Some might read this as a defence of Odegaard, but acknowledging a player isn’t at their best and trying to understand why seems reasonable to me. Especially when that player is going to be required to help us to overturn the 1-0 deficit in Paris. I think he badly needs the summer, and to draw a line under this season, but we also badly need him to find something in his locker over the next few weeks (hopefully). I’ve written before about how this is a season from which lessons need to be learned, particularly when it comes to squad building, and I think the Odegaard situation – if you want to call it that – is one of the most important ones.
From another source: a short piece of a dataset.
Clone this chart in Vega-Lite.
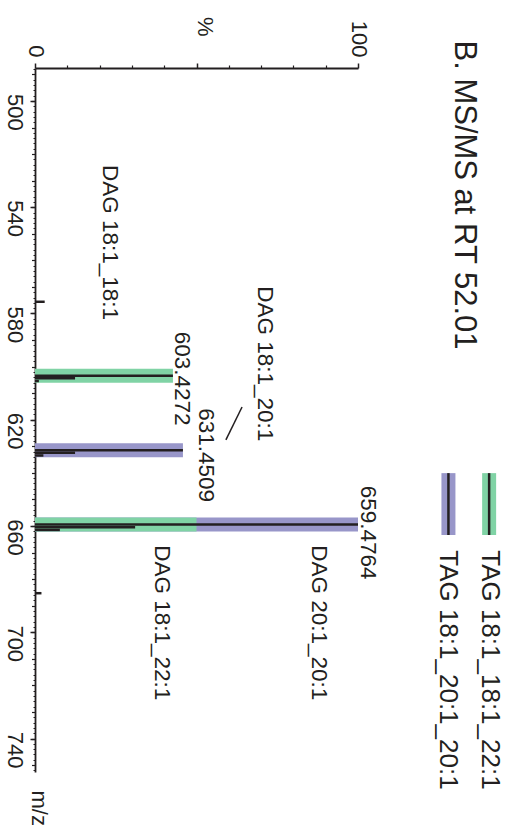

As for the idea that because the fans in the stadium weren’t as raucous as the home game against Real Madrid they’re culpable to some extent for the result, please … give me a break. What could have been the difference? The pre-game build-up wasn’t punctured by an unnecessary silence for one, and we didn’t conceded after 3 minutes for another. That goal, for me at least, scratched at the wound of 2009 when we had all this pre-game hype for our semi-final against Man Utd, only for a mistake 10 minutes in to hand the opposition a goal and for all the wind to go out of our sails. Fans have long memories, as Wenger once said ‘Every defeat is a scar on my heart’, and that game left a big scar for supporters too.
Then PSG played really, really well and that adds to the worry and the anxiety, which of course has an impact on atmosphere. Nobody’s happy when you’re losing and being played off the park. It’s human nature. In the end, it wasn’t the fans who missed good chances to score, and while I understand the idea there’s a symbiotic connection between fans the team, it is primarily up to the players on the pitch to drive that, not the other way around. More scoring goals, less waving your arms at the stands, lads. Just in my humble opinion, anyway.
Right, I’m gonna leave it there for now. Have a great day wherever you are in the world.